While the COVID-19 pandemic has dominated 2020, Hina Jilani calls on governments to also urgently address the shadow pandemic of violence against women and girls.
COVID-19 has turned our world upside down in 2020. As the year comes to a close, it is important that leaders and citizens alike assert the values of solidarity and cooperation as the only way to overcome the pandemic and tackle future threats.
This is particularly true with regard to the development and distribution of an effective vaccine: it must be made available to all of the world’s population, especially in poor and vulnerable countries in the developing world, if it is to make all of us healthy and secure in the long-term.
Next year, we will see a change of Administration in the United States under President-elect Joe Biden and Vice President-elect Kamala Harris. This transition offers much-needed chance to revive the spirit of multilateral engagement on issues such as climate change, nuclear non-proliferation and gender equality.
As part of The Elders’ ongoing commitment to gender equality, we are supporting the global “16 Days of Activism” campaign to eliminate a second pandemic; violence against women and girls. The campaign will focus on this year’s themes of funding for women’s organisations, responding with efficient services, implementing preventative measures and collecting data for improved future responses.
I invite you all to support this valuable campaign and help end the scourge of gender-based violence.
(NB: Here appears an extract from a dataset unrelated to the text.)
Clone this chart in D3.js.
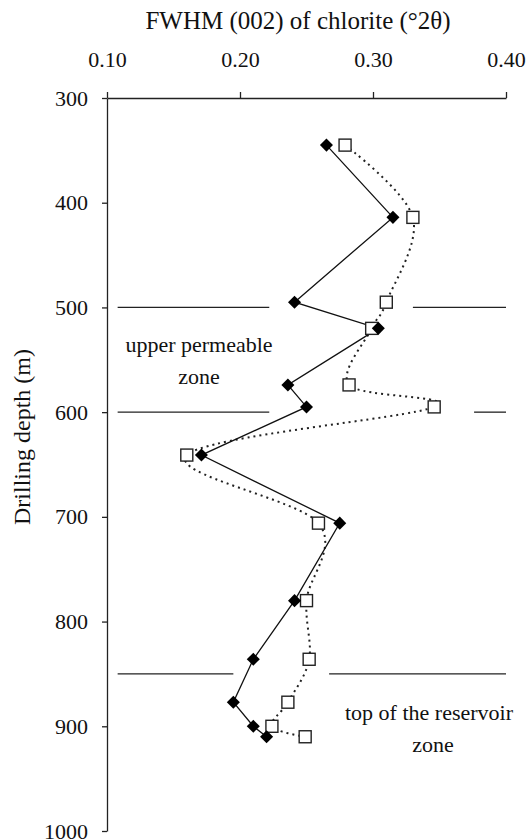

We urgently have to break the cycle of gender-based discrimination and inequality. Girls are key drivers of transformation, and investing in them will trigger a chain reaction that ultimately leads towards a peaceful and prosperous world. To achieve this, governments must take urgent action on a number of fronts, starting with passing girl-friendly laws and repealing discriminatory ones. This must go hand in hand with increased government commitment to eliminating violence against girls and giving them space to voice their opinions.
As hopeful news continues to break of vaccines and improved treatments for COVID-19, it is vital that the world does not forget that gender-based violence needs the same vigour and urgency in order to be defeated.